This past Tuesday I found myself driving a ten-foot box truck around Manhattan, through Times Square no less. I was accompanied on my tour by the truck's standard double decker column of sideview mirrors and the jarring clank of boxes shifting around the back storage unit. At one point, as I turned down East Twelfth street, full-on into road construction that had me maneuvering between a cement truck and the hardhats of men whose bodies were hidden beneath the pavement, all I could think was – thank god I grew up in the country.
Other city-dwellers have the environmentalists’ dilemma: how to live a sustainable, eco-friendly lifestyle in a materialistic, growth-focused society. But my quandry is none so noble. While living in the city, I struggle with holding onto my country roots. How do I stay “of the earth”—a person comfortable dealing with dirt, bugs, hard labor, and solitude—as I adjust to a life sauntering in and out of shops on Fifth Avenue, or settling into ‘parks’ that are mostly paved? I fear that I’ll become so accustomed to cement and following the city masses that I’ll lose my appreciation for the outdoors, and what that appreciation brings with it: a passion for preserving and exploring nature, as well as educating others about the environment. Not only would that loss mean something very personal—a disconnection from my upbringing—but also it indicates the ease at which people living in suburban and urban centers lose touch with the environment, and thus forfeit any urgency they may have to protect it.

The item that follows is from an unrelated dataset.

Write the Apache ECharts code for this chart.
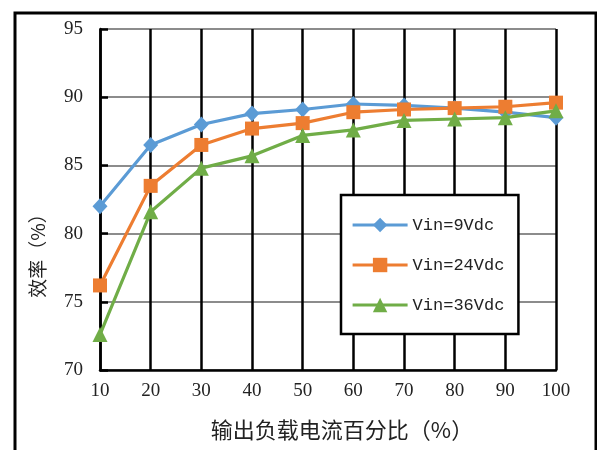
<!DOCTYPE html>
<html>
<head>
<meta charset="utf-8">
<script src="https://cdn.jsdelivr.net/npm/echarts@6/dist/echarts.min.js"></script>
<style>html,body{margin:0;padding:0;background:#fff;}#c{width:597px;height:450px;}</style>
</head>
<body>
<div id="c"></div>
<script>
var loads = [10, 20, 30, 40, 50, 60, 70, 80, 90, 100];
var vin9 = [82.0, 86.5, 88.0, 88.8, 89.1, 89.5, 89.4, 89.2, 88.9, 88.5];
var vin24 = [76.2, 83.5, 86.5, 87.7, 88.1, 88.9, 89.1, 89.2, 89.3, 89.6];
var vin36 = [72.6, 81.6, 84.8, 85.7, 87.2, 87.6, 88.3, 88.4, 88.5, 89.0];
var seriesNames = ['Vin=9Vdc', 'Vin=24Vdc', 'Vin=36Vdc'];
var xTitle = '输出负载电流百分比（%）';
var yTitle = '效率（%）';

function pairs(arr) { return loads.map(function (x, i) { return [x, arr[i]]; }); }

var chart = echarts.init(document.getElementById('c'));
var serifFont = '"Liberation Serif", "DejaVu Serif", serif';
chart.setOption({
  animation: false,
  backgroundColor: '#fff',
  grid: { left: 100, right: 41, top: 29, bottom: 80 },
  xAxis: {
    type: 'value', min: 10, max: 100, interval: 10, z: 3,
    axisLine: { show: true, lineStyle: { color: '#000', width: 2.5 } },
    axisTick: { show: false },
    axisLabel: { color: '#222', fontFamily: serifFont, fontSize: 19, margin: 12 },
    splitLine: { show: true, lineStyle: { color: '#000', width: 2.5 } }
  },
  yAxis: {
    type: 'value', min: 70, max: 95, interval: 5, z: 1,
    axisLine: { show: true, lineStyle: { color: '#000', width: 2.5 } },
    axisTick: { show: true, inside: true, length: 8, lineStyle: { color: '#000', width: 2.5 } },
    axisLabel: { color: '#222', fontFamily: serifFont, fontSize: 19, margin: 17 },
    splitLine: { show: true, lineStyle: { color: '#8c8c8c', width: 2 } }
  },
  legend: {
    orient: 'vertical', left: 341, top: 195,
    padding: [21, 14, 20, 10], itemGap: 22,
    itemWidth: 55, itemHeight: 18,
    backgroundColor: '#fff', borderColor: '#000', borderWidth: 2.5,
    lineStyle: { width: 3.2 },
    textStyle: { fontFamily: '"Liberation Mono", "DejaVu Sans Mono", monospace', fontSize: 17, color: '#222', lineHeight: 18 },
    data: seriesNames
  },
  series: [
    { name: seriesNames[0], type: 'line', data: pairs(vin9), symbol: 'diamond', symbolSize: [15, 16],
      itemStyle: { color: '#5B9BD5' }, lineStyle: { color: '#5B9BD5', width: 3.2 }, z: 5 },
    { name: seriesNames[1], type: 'line', data: pairs(vin24), symbol: 'rect', symbolSize: 14,
      itemStyle: { color: '#ED7D31' }, lineStyle: { color: '#ED7D31', width: 3.2 }, z: 6 },
    { name: seriesNames[2], type: 'line', data: pairs(vin36), symbol: 'triangle', symbolSize: 15,
      itemStyle: { color: '#70AD47' }, lineStyle: { color: '#70AD47', width: 3.2 }, z: 7 }
  ],
  graphic: [
    { type: 'rect', shape: { x: 15, y: 13, width: 581, height: 470 }, style: { fill: 'none', stroke: '#000', lineWidth: 3 }, silent: true, z: 100 },
    { type: 'text', x: 342, y: 430, style: { text: xTitle, fontFamily: '"Noto Sans CJK SC", sans-serif', fontSize: 22, fill: '#222', textAlign: 'center', textVerticalAlign: 'middle' }, z: 100 },
    { type: 'text', x: 38, y: 251, rotation: Math.PI / 2, style: { text: yTitle, fontFamily: '"Noto Sans CJK SC", sans-serif', fontSize: 19, fill: '#222', textAlign: 'center', textVerticalAlign: 'middle' }, z: 100 }
  ]
});
</script>
</body>
</html>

I’ve watched people of my variety abandon the cities for more earth friendly places—Texas, Virginia, Maine. And there’s nothing wrong with that. I just can’t do it. Surely there’s a way to combine these two existences; the worlds needn’t be at odds. Finally, what I realized as I drove the truck around Manhattan is that there are ways for the country to come to the city, for these two seemingly disparate elements to blend. In my case, personal experiences tie these two worlds together. If it hadn’t been for summers spent holed up in the Ohio countryside working at Boyert’s, the greenhouse and farm that had me driving a delivery box truck full of flowers down windy country roads, I can safely guarantee I would have crashed five feet from the U-Haul company on Manhattan’s west side. If it hadn’t been for at least one spring spent building owls out of cardboard cutouts and aluminum foil, to scare the birds out of our barn, I never would have known how to keep the ever-cooing pigeons off my East Village windowsill. Years of planting and weeding acres of gardens prepped me for landscaping NYC rooftops, and a summer spent camping in Vermont readied me for a post-eviction life sleeping on couches. As I share all of these experiences with the people around me, I'm bringing the country to them, and that's important. In a recent conversation, Dan Tishman, now chairman of the board of trustees at NRDC, said that while he found pleasure in fighting local battles near his home in Maine, there’s perhaps a greater pressure to live and breathe the environment in some of the most environmentally unfriendly places of all: cities. Part of our job, as nature lovers, protectors, and educators, is to bring the environment to urban communities, so these areas, too, will fear for its loss. While it seems I may have easily given up cherished summers of watering mums and lazily meandering around soy fields for a smelly subway and crowded beaches, the decision was neither hypocritical nor trite. My contribution to the fight for nature is bringing a little bit of country with me wherever I go. I haven’t chosen one life over the other, and I don't have to. The two existences are unlikely bedfellows in a tale of survival for myself, and the planet.